Justice Rajee joins us on the podcasts for a conversation about his own podcast, Ask Your Old Head Podcast, and how he is dealing with the COVID-19 lockdown. He started podcasting in 2015. He was a fan of podcasts prior and loved listening to sports and tech shows. He jokes about being a retired rapper. So he is familiar with audio production. He focused on having conversations surrounding about Black Men’s health, wellness, and life experiences. 
He had to teach himself all the tools and techniques of podcasting, but they were not hinderances. The easy part was finding people to talk to, but he didn’t anticipate people’s apprehension to being interviewed and talk about themselves. 
His intent was not to be radio, but have a show where people feel comfortable talking about stuff in the Black Community that is not often explored. He started when the killing of Black people by the police was at a height, and wanted to provide a positive voice to the black community that could combat the horrible videos being circulated. 
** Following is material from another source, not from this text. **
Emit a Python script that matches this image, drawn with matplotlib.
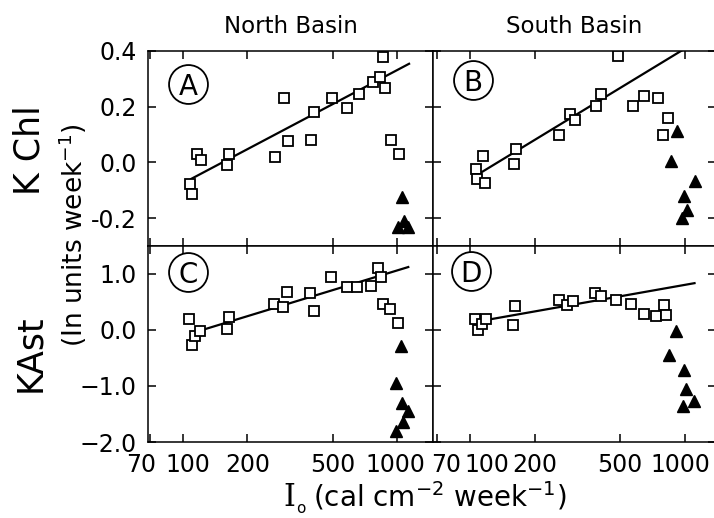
import matplotlib
matplotlib.use("Agg")
import matplotlib.pyplot as plt
import matplotlib.transforms as mtransforms
from matplotlib.ticker import NullLocator

plt.rcParams['font.family'] = ['DejaVu Sans']

# x axis: incident light, log scale
x_ticks = [70, 100, 200, 500, 1000]
x_tick_labels = ["70", "100", "200", "500", "1000"]

# K Chl, North Basin (A)
a_sq_x = [108, 110, 116, 121, 161, 164.5, 269, 297, 308, 395, 410, 495, 586, 664, 769, 833, 880, 864, 935, 1026]
a_sq_y = [-0.076, -0.114, 0.031, 0.008, -0.010, 0.031, 0.020, 0.233, 0.076, 0.082, 0.181, 0.233, 0.195, 0.246,
          0.290, 0.306, 0.267, 0.380, 0.082, 0.032]
a_tri_x = [1052, 1014, 1082, 1129]
a_tri_y = [-0.123, -0.233, -0.210, -0.233]
a_fit_x = [108, 1150]
a_fit_y = [-0.061, 0.356]

# K Chl, South Basin (B)
b_sq_x = [107, 108, 115, 117, 161, 164, 261, 293, 307, 388, 408, 488, 573, 645, 750, 835, 795]
b_sq_y = [-0.023, -0.058, 0.023, -0.073, -0.004, 0.049, 0.098, 0.175, 0.154, 0.201, 0.244, 0.382, 0.201, 0.238,
          0.231, 0.160, 0.098]
b_tri_x = [925, 861, 1119, 995, 1021, 972]
b_tri_y = [0.112, 0.005, -0.067, -0.120, -0.170, -0.201]
b_fit_x = [111, 985]
b_fit_y = [-0.039, 0.405]

# KAst, North Basin (C)
c_sq_x = [107, 110, 114, 120, 160, 164.5, 267, 292, 306, 392, 410, 491, 582, 652, 752, 816, 842, 864, 922, 1015]
c_sq_y = [0.198, -0.270, -0.114, -0.024, 0.018, 0.228, 0.456, 0.414, 0.679, 0.661, 0.348, 0.950, 0.762, 0.762,
          0.787, 1.110, 0.942, 0.468, 0.378, 0.126]
c_tri_x = [1040, 990, 1055, 1122, 1069, 985]
c_tri_y = [-0.294, -0.955, -1.30, -1.45, -1.65, -1.81]
c_fit_x = [120, 1141]
c_fit_y = [-0.012, 1.13]

# KAst, South Basin (D)
d_sq_x = [105.5, 108.6, 113.4, 119, 162, 159, 260, 284, 303, 384, 409, 478, 563, 645, 733, 802, 823]
d_sq_y = [0.198, 0.005, 0.108, 0.198, 0.427, 0.095, 0.540, 0.438, 0.517, 0.667, 0.607, 0.540, 0.468, 0.288,
          0.258, 0.438, 0.276]
d_tri_x = [912, 849, 995, 1014, 1109, 978]
d_tri_y = [-0.012, -0.445, -0.72, -1.05, -1.26, -1.36]
d_fit_x = [119.6, 1125]
d_fit_y = [0.18, 0.84]

chl_ticks = [-0.2, 0.0, 0.2, 0.4]
chl_tick_labels = ["-0.2", "0.0", "0.2", "0.4"]
ast_ticks = [-2.0, -1.0, 0.0, 1.0]
ast_tick_labels = ["\u22122.0", "\u22121.0", "0.0", "1.0"]

W, H = 714, 518
fig = plt.figure(figsize=(W / 100, H / 100), dpi=100)


def add_panel(x0, y0, x1, y1):
    """Axes placed with pixel edges measured from top-left."""
    return fig.add_axes([x0 / W, 1 - y1 / H, (x1 - x0) / W, (y1 - y0) / H])


def draw_panel(ax, sq_x, sq_y, tri_x, tri_y, fit_x, fit_y, letter, lx, ly):
    ax.plot(fit_x, fit_y, color='black', lw=1.6, solid_capstyle='butt', zorder=2)
    ax.plot(sq_x, sq_y, 's', ms=7.4, mfc='white', mec='black', mew=1.3, zorder=3)
    ax.plot(tri_x, tri_y, '^', ms=8, color='black', zorder=3)
    ax.plot([lx], [ly], 'o', ms=28, mfc='white', mec='black', mew=1.3, transform=ax.transAxes, zorder=4)
    ax.text(lx, ly, letter, transform=ax.transAxes, ha='center', va='center_baseline', fontsize=20, zorder=5)
    ax.set_xscale('log')
    ax.set_xticks(x_ticks)
    ax.set_xticklabels(x_tick_labels)
    ax.xaxis.set_minor_locator(NullLocator())
    ax.tick_params(direction='in', length=6, width=1.1, top=True, right=True, labelsize=17, pad=8)
    for s in ax.spines.values():
        s.set_linewidth(1.1)


axA = add_panel(148, 51, 433, 246)
axB = add_panel(433, 51, 716, 246)
axC = add_panel(148, 246, 433, 442)
axD = add_panel(433, 246, 716, 442)

draw_panel(axA, a_sq_x, a_sq_y, a_tri_x, a_tri_y, a_fit_x, a_fit_y, "A", 0.140, 0.831)
draw_panel(axB, b_sq_x, b_sq_y, b_tri_x, b_tri_y, b_fit_x, b_fit_y, "B", 0.142, 0.851)
draw_panel(axC, c_sq_x, c_sq_y, c_tri_x, c_tri_y, c_fit_x, c_fit_y, "C", 0.140, 0.867)
draw_panel(axD, d_sq_x, d_sq_y, d_tri_x, d_tri_y, d_fit_x, d_fit_y, "D", 0.135, 0.872)

for ax in (axA, axC):
    ax.set_xlim(68.6, 1472)
for ax in (axB, axD):
    ax.set_xlim(67.2, 1400)
for ax in (axA, axB):
    ax.set_ylim(-0.3, 0.4)
    ax.set_yticks(chl_ticks)
    ax.tick_params(labelbottom=False)
for ax in (axC, axD):
    ax.set_ylim(-2.0, 1.5)
    ax.set_yticks(ast_ticks)
axA.set_yticklabels(chl_tick_labels)
axC.set_yticklabels(ast_tick_labels)
for ax in (axB, axD):
    ax.tick_params(labelleft=False)

# nudge the crowded x tick labels like the printed figure
shifts = {axC: [-9, 5, 0, 0, -2], axD: [9, 17, 0, 0, -4]}
for ax, dx in shifts.items():
    for lab, d in zip(ax.get_xticklabels(), dx):
        lab.set_transform(lab.get_transform() + mtransforms.ScaledTranslation(d / 100, 0, fig.dpi_scale_trans))

axA.set_title("North Basin", fontsize=16.5, pad=13)
axB.set_title("South Basin", fontsize=16.5, pad=13)

fig.text(29 / W, 1 - 150 / H, "K Chl", rotation=90, ha='center', va='center', fontsize=25)
fig.text(30 / W, 1 - 353 / H, "KAst", rotation=90, ha='center', va='center', fontsize=25)
fig.text(73 / W, 1 - 235 / H, "(In units week$^{-1}$)", rotation=90, ha='center', va='center', fontsize=19)

fig.text(283 / W, 1 - 506 / H, "I", family='DejaVu Serif', fontsize=22, ha='left', va='baseline')
fig.text(296 / W, 1 - 516 / H, "o", fontsize=11, ha='left', va='bottom')
fig.text(313 / W, 1 - 506 / H, "(cal cm$^{-2}$ week$^{-1}$)", fontsize=20, ha='left', va='baseline')

fig.savefig("out.png", dpi=100)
He doesn’t do this for fame because he sees that there are up and down moments during the process. He just enjoys the process of creating more than anything. More importantly, he wants to encourage black people to do more alternative media. He likes video, he likes audio, and he like photography. This project allows him to try both and build that skillset. He records the podcast, mixes and masters it, sometimes records the video of the podcast, and takes photos of the guests. This is a labor of love for him. 
Outside of podcasting, Justice works at Portland  Opportunities Industrialization Center as a Program Manager. POIC reconnects alienated at-risk youth affected by poverty, family instability, and homelessness with high school education through Rosemary Anderson High School (RAHS), and with career training through POIC Work Opportunity Training programs (WOT). Prior to that he worked in crisis intervention and direct to family care services. He also does some Black Male Achievement initiative work to encourage positive outcomes in Black men. He is originally from Pittsburg, but came to Oregon after a combination of opportunities came about that he decided to pursue. Much like many Black transplants, Portland has become a Hub for opportunities that would be difficult for Black people in other areas to find in their respective industries.